Is this a lone-city episode?  No.  At least five additional cities (Frankfurt and Essen are among them) are working up the same ban, and their regional courts will likely be involved as well.  On top of that....at least ten additional cities are in the talking stage of a ban on diesel cars.

If this gets all the way to January, without the Bundestag acting or some solution?  Stuttgart is a fairly active city with business operations.  You can assume at least a million cars a day will enter into the city or drive from it.  Businessmen who come to swing a deal.  Workers will drive 100 kilometers from their home to the office in the city.  You can figure that roughly 40-percent of those cars will be diesel.  If you can't enter the city....then what?  No one from the city has shown any planning on public transportation.  You'd have to create giant parking lots on the outskirts of the city that could park tens of thousands of cars, and a remarkable U-Bahn/S-Bahn system would have to accept double the number of passengers that it currently handles (which it can't).  In other words, the destruction of civilization will have arrived in the midst of winter for Stuttgart.

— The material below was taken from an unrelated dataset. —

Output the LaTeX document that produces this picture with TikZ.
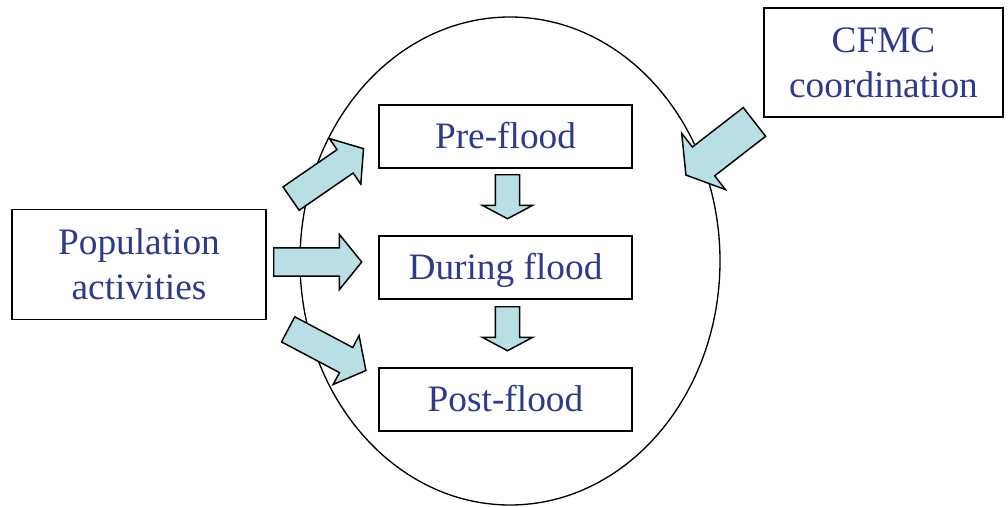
\documentclass[tikz,border=0pt]{standalone}
\usepackage{fontspec}
\setmainfont{Liberation Serif}
\usetikzlibrary{shapes.arrows}

\definecolor{labelblue}{RGB}{46,58,140}
\definecolor{arrowfill}{RGB}{184,224,228}

\tikzset{
  textbox/.style={draw, line width=1.2pt, fill=white, text=labelblue,
    font=\fontsize{28}{34}\selectfont, align=center, inner sep=0pt},
  stagebox/.style={textbox, minimum width=189.75pt, minimum height=47.25pt,
    text height=19pt, text depth=0.5pt},
  blockarrow/.style={single arrow, draw, line width=1.1pt, fill=arrowfill,
    anchor=tail, inner sep=10.1pt, single arrow head extend=10.1pt,
    single arrow tip angle=102, minimum height=66pt},
  downarrow/.style={blockarrow, rotate=-90, inner sep=8.6pt,
    single arrow head extend=9.75pt, single arrow tip angle=124, minimum height=33pt},
}

\begin{document}
\begin{tikzpicture}[x=0.75pt,y=-0.75pt]
                \useasboundingbox (0,0) rectangle (1008,507);
                % Ellipse
                \draw[line width=1pt] (510,261) ellipse [x radius=210, y radius=244];
                % Stages
                \node[stagebox] (pre) at (505.5,136.5) {Pre-flood};
                \node[stagebox] (during) at (505.5,267.5) {During flood};
                \node[stagebox] (post) at (505.5,399.5) {Post-flood};
                % Outside boxes
                \node[textbox, minimum width=190.5pt, minimum height=82.5pt] (population) at (139,264.5) {Population\\activities};
                \node[textbox, minimum width=179.25pt, minimum height=81.75pt] (cfmc) at (883.5,62.5) {CFMC\\coordination};
                % Arrows from population activities (placed by their tails)
                \node[blockarrow, rotate=34.6] (popup) at (290.5,199) {};
                \node[blockarrow] (popmid) at (273,262) {};
                \node[blockarrow, rotate=-27.9] (popdown) at (287.5,329) {};
                % Arrow from CFMC
                \node[blockarrow, rotate=217.8, inner sep=13.1pt, single arrow head extend=13.1pt,
                  single arrow tip angle=116, minimum height=65pt] (cfmcin) at (755,121.5) {};
                % Arrows between stages
                \node[downarrow] (predown) at (507.5,174) {};
                \node[downarrow] (duringdown) at (507.5,306) {};
\end{tikzpicture}
\end{document}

Why this active position by the city?  When you go back a decade ago....Stuttgart-21 was visualized, and the Green Party took the opposition to the railway and subway project.  They hyped up the negatives, and took the city by storm.  It shocked the public, and suddenly....you found that long-time SPD supporters dissolved and became Green Party members.  The Green Party can count on 30-percent of the local vote in city election....the SPD much less so.  A lot of the people affected by the potential diesel ban are NOT city residents, so they can't vote or send a message to the city leadership.

Why Merkel won't step in?  It's anyone's guess.  It's a massive and chaotic mess that is just laying there and bold leadership needs to step forward to use the filtering box concept....but you'd have to approve the box as the solution....then manufacture these....then allow at least six months for everyone to adapt to the box.  You can figure that it'd be well toward the end of 2018 before this could all happen.  Yet we haven't even crossed the point where people think this will be the best idea.

What happens in January with the ban in effect in Stuttgart?  The belief is that the particles will rapidly go down, and in six to eight weeks....be a healthy limit.  They have to allow diesel trucks and delivery vehicles to continue.....as well as buses.  They also can have no affect on the autobahn system....so diesel vehicles will pass via the autobahns of the region.

Could the diesel owners send a message?  If the owners could forge some alliance....a group of half-a-million diesel owners in the local region could say.....we won't buy anything within the city of Stuttgart.....no coffee....no pizza....no furniture....no groceries....no fuel....nothing, then you might see some reaction out of the city leadership.  It'd be taken as a joke by the news media and political side. Around thirty to forty-five days into the non-buying trend....the merchants of the city would be begging for some relief.

For VW and the rest of the diesel car manufacturers?  It's the end for diesel car engines in the country.  You can figure that the general public is angry.  Resale value on diesel cars is a joke.

The one solution that some might go to....is converting their diesel car over to LPG-gas.  You can figure that it'll cost 2,000 Euro to 4,000 Euro....but it would give some relief.

In the end.....Germany needs true leadership to bring this to a successful close....and they lack that.